The following item appeared several days ago in Leah Garchik’s column in the San Francisco Chronicle:
"The third movement of Tchaikovsky's Sixth Symphony has such a razzle-dazzle ending that the San Francisco Symphony audience Thursday cheered at its ending, a definite no-no because there was another movement (much quieter) to come. Afterward, an audience member approached one of the musicians, praised the concert and asked what the encore had been, an inquiry that caused big giggles among the musicians."

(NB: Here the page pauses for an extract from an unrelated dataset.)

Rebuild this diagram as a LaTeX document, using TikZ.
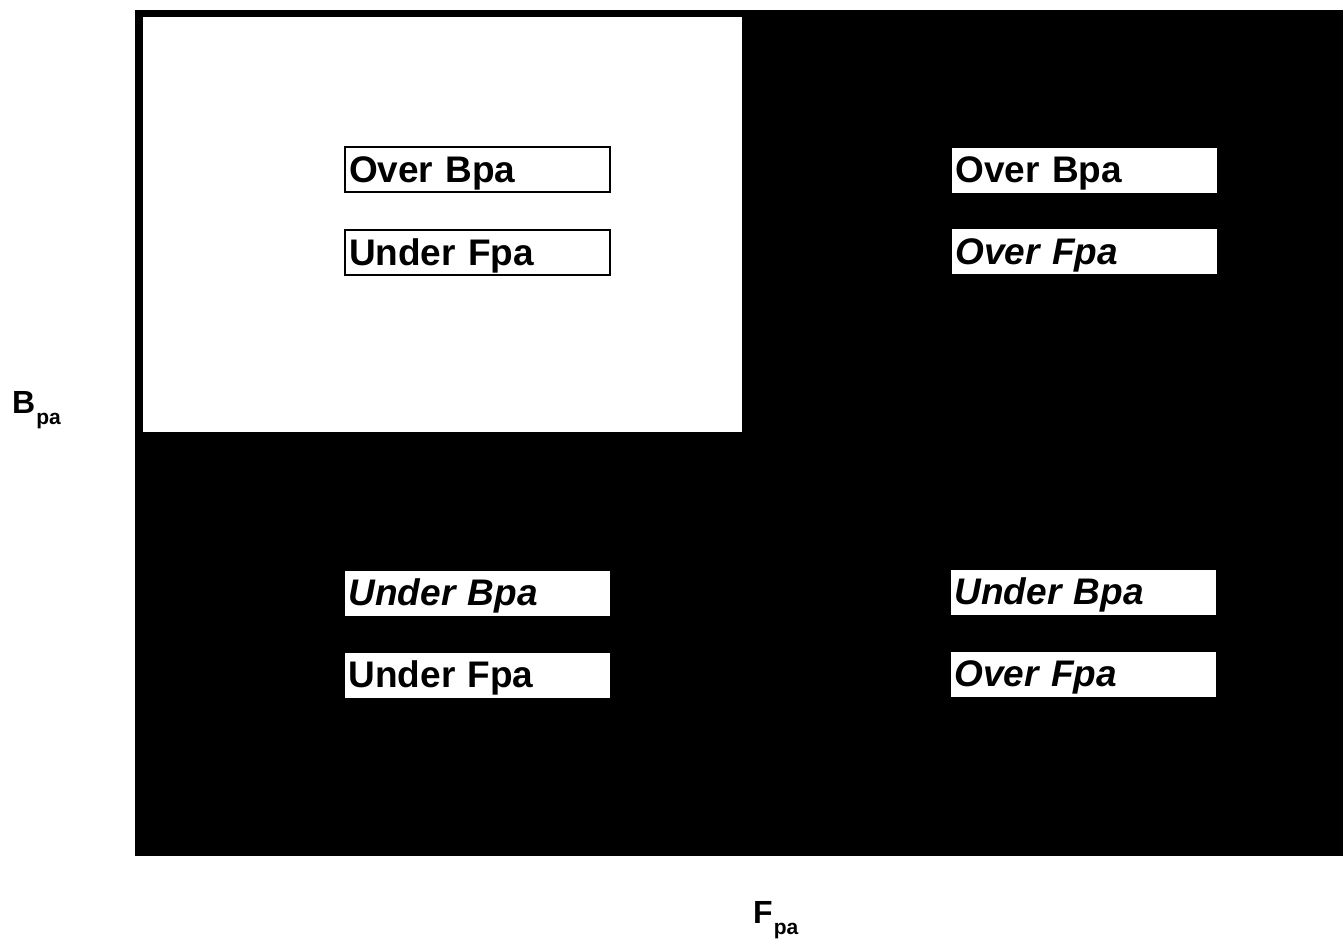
\documentclass[tikz,border=0pt]{standalone}
\usepackage{fontspec}
\setmainfont{Liberation Sans}
\usepackage{tikz}
\usetikzlibrary{positioning, calc}

\tikzset{
    tag/.style={fill=white, minimum width=265pt, minimum height=45pt, text width=257pt, text height=30pt, text depth=5pt, inner sep=4pt, align=left, font=\fontsize{37}{40}\selectfont\bfseries},
    tagframed/.style={tag, draw=black, line width=2pt},
    axislabel/.style={font=\fontsize{32}{34}\selectfont\bfseries, inner sep=0pt}
}
\newcommand{\lowsub}[1]{\kern1pt\raisebox{-11pt}{\fontsize{21}{23}\selectfont #1}}

\begin{document}
\begin{tikzpicture}[x=1pt, y=-1pt]
    \useasboundingbox (0,0) rectangle (1343,939);

    % Plane: black field with the white quadrant
    \fill [black] (135,10) rectangle (1343,856);
    \fill [white] (143,17) rectangle (742,432);

    % Top left quadrant
    \node [tagframed] (tlb) at (477.5,169.5) {Over Bpa};
    \node [tagframed] (tlf) at (477.5,252.5) {Under Fpa};

    % Top right quadrant
    \node [tag] (trb) at (1084,170) {Over Bpa};
    \node [tag] (trf) at (1084,251.5) {\itshape Over Fpa};

    % Bottom left quadrant
    \node [tag] (blb) at (477,593) {\itshape Under Bpa};
    \node [tag] (blf) at (477,675) {Under Fpa};

    % Bottom right quadrant
    \node [tag] (brb) at (1083,592) {\itshape Under Bpa};
    \node [tag] (brf) at (1083,674) {\itshape Over Fpa};

    % Axis labels
    \node [axislabel, anchor=base west] (bpa) at (12,413) {B\lowsub{pa}};
    \node [axislabel, anchor=base west] (fpa) at (753,923) {F\lowsub{pa}};

\end{tikzpicture}
\end{document}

Well, I don’t have strong feelings on the clapping-between-movements controversy. I oppose anything that disrupts the music or the mood for everyone else, but I’m not really convinced that clapping during a pause between symphony movements does that, at least as compared to clapping between each song in a recital set or being the first to scream bravo before a song has finished. It’s the last sentence of the item that contains the irritant: the very fact that this audience member was not already immersed in concert-going etiquette, familiar (or over-familiar) with every single note of Tchaikovsky's Sixth, and had not been looking at the list of movements in the program during the performance, indicates to me that she (I’ll just use “she” for convenience; I have no idea of the gender here) was, of all things, actually listening to the music. Gee, she might even be one of those “new audience members” arts groups are allegedly so desperate to reach. So she, having no doubt paid a fair amount for her ticket, instead of rushing out immediately like most symphony-goers took the trouble to compliment the musicians and ask about the music, which obviously had touched her. For this she gets the snotty "big giggle" treatment by the in-the-know sophisticates. I hope at least they had the decency to give that member of their paying public a courteous and straightforward answer to her face before they alerted the media. Well, being a swell fiddle player doesn’t guarantee either sensitivity or sense.